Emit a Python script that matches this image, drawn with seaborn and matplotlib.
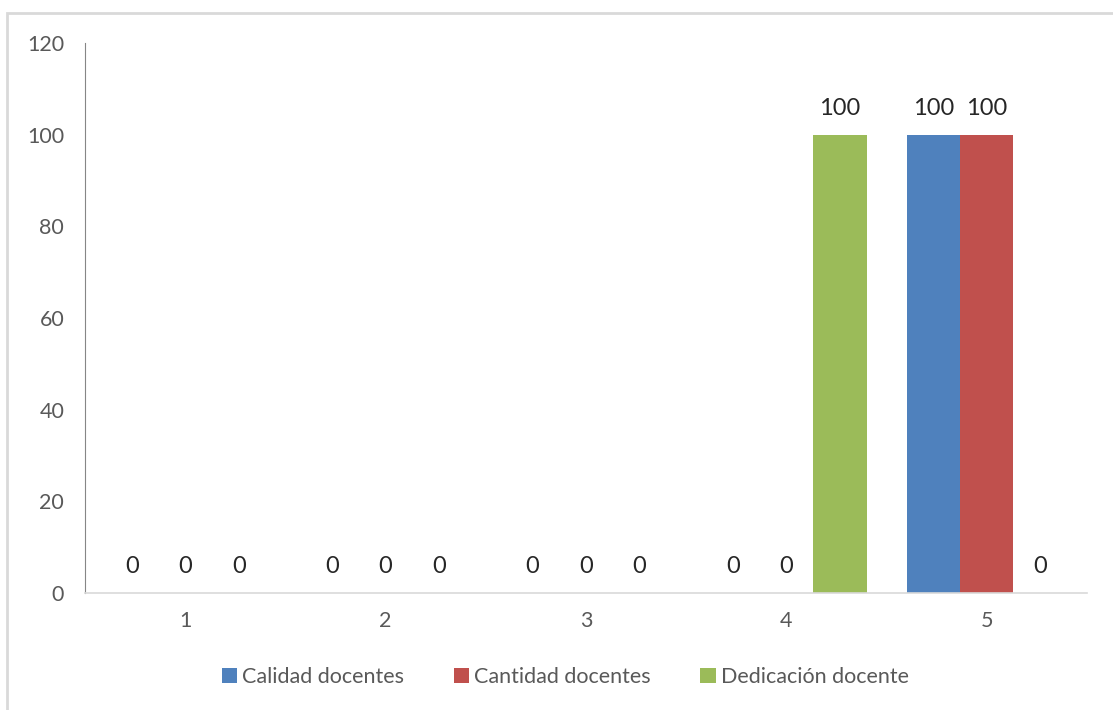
---
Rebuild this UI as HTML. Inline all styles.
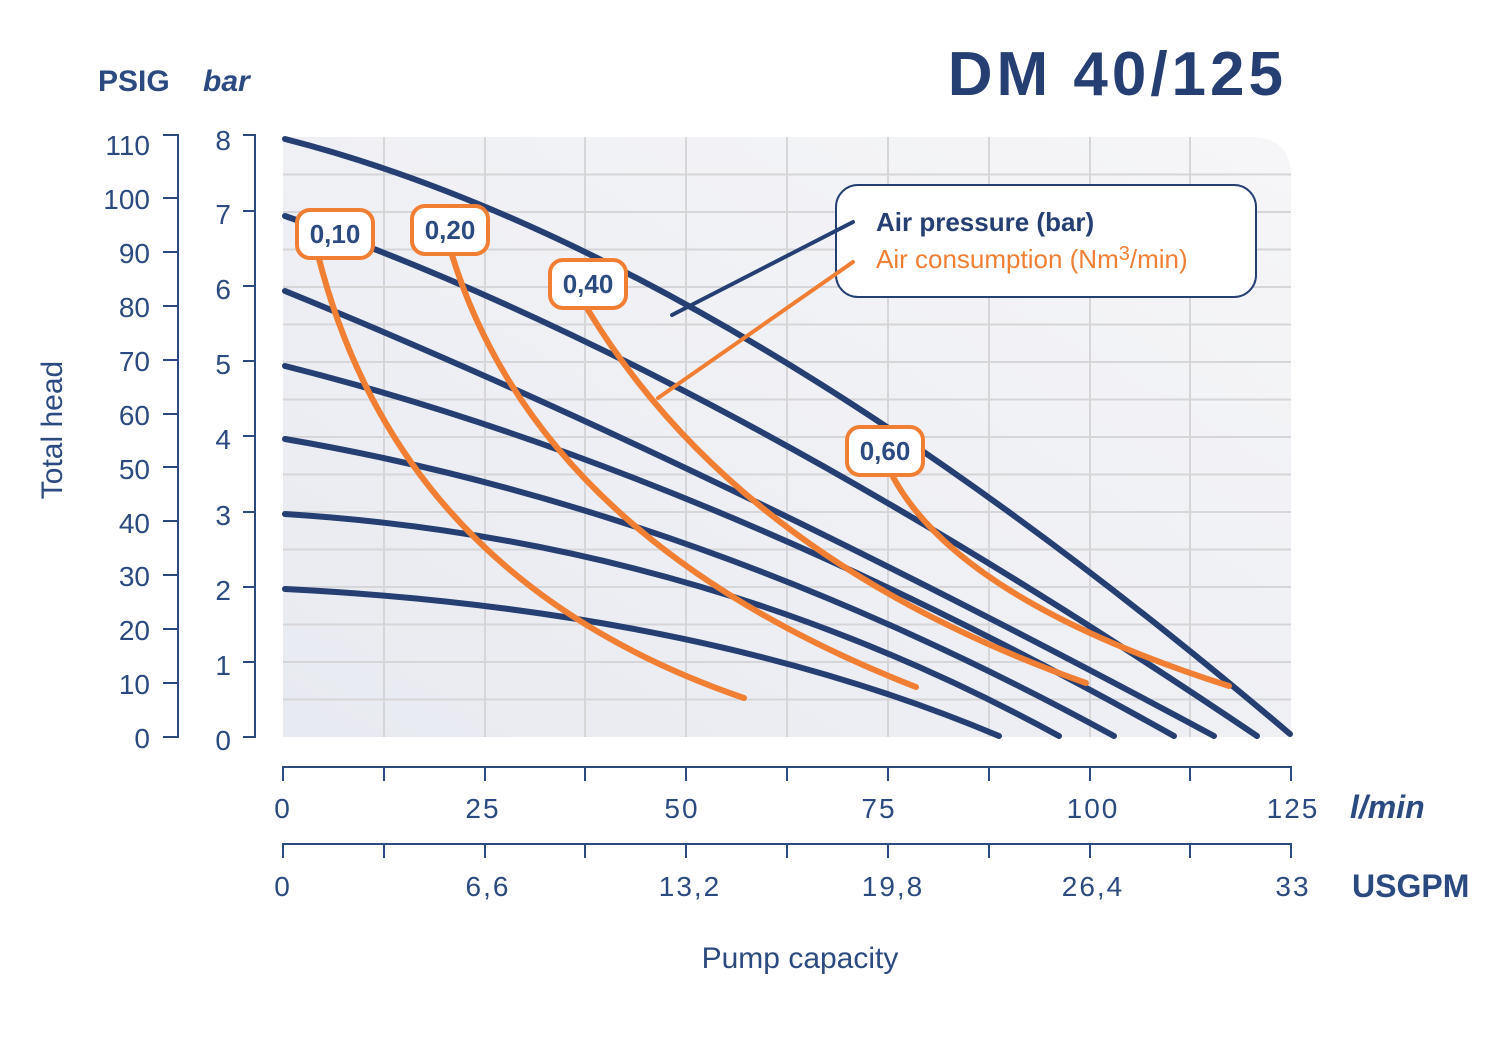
==
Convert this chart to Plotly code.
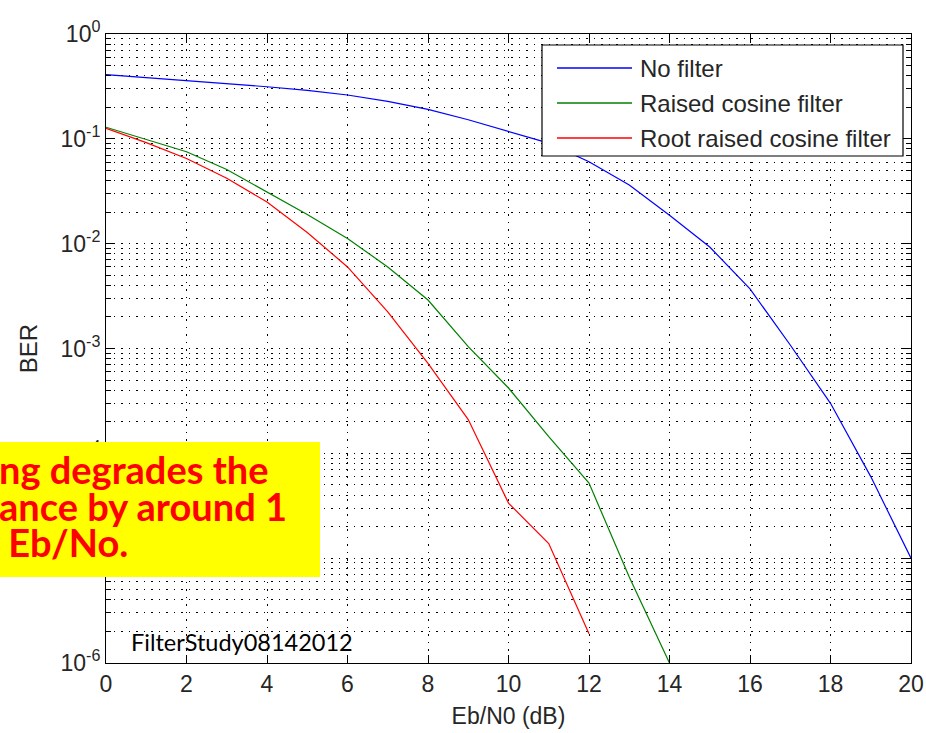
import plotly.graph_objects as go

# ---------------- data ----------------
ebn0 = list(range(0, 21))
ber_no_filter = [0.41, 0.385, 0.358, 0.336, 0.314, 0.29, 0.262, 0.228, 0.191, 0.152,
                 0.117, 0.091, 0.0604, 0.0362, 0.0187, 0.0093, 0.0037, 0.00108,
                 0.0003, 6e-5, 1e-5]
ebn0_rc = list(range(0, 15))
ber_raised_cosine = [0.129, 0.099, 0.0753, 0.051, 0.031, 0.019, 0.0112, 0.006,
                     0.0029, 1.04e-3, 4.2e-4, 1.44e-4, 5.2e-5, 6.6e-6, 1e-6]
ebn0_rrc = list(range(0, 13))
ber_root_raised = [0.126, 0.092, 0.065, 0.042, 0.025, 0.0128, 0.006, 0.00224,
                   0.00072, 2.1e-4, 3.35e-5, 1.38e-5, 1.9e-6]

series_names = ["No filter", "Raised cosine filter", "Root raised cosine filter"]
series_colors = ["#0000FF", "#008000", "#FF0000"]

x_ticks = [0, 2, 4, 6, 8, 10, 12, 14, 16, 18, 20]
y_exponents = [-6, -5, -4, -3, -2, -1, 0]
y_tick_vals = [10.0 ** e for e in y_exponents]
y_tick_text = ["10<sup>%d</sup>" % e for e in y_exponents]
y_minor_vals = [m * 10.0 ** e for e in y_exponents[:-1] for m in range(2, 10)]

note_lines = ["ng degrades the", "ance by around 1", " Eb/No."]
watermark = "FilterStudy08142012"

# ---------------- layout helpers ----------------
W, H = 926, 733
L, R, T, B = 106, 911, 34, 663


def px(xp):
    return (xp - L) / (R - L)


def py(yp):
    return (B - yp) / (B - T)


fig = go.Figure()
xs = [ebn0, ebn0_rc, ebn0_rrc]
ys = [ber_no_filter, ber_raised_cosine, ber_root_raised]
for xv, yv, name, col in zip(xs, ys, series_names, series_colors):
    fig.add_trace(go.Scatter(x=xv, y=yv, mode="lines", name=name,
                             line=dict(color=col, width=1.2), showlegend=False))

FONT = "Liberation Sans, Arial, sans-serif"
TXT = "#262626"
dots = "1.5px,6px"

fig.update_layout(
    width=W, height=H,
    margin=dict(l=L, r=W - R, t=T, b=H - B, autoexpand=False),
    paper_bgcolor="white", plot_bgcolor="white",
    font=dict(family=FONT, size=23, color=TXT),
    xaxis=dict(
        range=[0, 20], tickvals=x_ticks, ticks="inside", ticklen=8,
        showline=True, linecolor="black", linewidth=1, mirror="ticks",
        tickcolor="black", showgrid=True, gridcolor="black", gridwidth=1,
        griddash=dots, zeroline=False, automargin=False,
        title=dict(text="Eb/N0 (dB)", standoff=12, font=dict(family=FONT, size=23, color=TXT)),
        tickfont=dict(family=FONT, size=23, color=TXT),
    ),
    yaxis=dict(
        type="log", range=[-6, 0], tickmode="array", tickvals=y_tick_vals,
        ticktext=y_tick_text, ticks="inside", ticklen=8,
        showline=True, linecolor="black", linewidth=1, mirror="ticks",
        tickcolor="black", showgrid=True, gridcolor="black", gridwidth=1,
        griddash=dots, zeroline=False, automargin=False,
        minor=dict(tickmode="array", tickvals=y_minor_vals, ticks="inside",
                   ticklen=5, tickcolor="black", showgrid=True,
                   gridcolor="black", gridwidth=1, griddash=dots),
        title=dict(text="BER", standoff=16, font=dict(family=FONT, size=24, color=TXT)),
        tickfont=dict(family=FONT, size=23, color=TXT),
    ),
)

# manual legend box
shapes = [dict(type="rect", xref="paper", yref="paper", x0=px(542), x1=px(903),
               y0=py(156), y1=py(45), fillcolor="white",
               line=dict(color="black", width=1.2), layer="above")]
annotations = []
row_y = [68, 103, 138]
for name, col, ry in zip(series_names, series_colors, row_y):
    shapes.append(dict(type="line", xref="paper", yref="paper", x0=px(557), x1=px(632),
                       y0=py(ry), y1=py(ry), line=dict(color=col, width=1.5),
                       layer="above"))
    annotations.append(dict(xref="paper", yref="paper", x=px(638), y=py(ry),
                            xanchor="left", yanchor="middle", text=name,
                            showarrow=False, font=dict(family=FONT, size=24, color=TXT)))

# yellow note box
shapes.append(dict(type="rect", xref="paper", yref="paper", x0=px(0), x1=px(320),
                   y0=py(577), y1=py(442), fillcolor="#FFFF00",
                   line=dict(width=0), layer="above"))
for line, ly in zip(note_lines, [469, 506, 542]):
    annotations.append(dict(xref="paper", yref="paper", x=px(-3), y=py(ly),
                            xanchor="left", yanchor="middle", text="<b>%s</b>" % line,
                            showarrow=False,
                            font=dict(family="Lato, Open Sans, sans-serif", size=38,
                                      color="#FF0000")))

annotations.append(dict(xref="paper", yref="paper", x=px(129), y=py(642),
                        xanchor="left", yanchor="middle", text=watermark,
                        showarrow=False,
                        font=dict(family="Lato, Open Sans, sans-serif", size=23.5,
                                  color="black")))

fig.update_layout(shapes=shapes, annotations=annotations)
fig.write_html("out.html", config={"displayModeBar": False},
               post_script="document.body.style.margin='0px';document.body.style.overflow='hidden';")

THE REQUEST
Extract every line containing the string "this" from the material.

ANSWER
Emit a Python script that matches this image, drawn with seaborn and matplotlib.
Rebuild this UI as HTML. Inline all styles.
Convert this chart to Plotly code.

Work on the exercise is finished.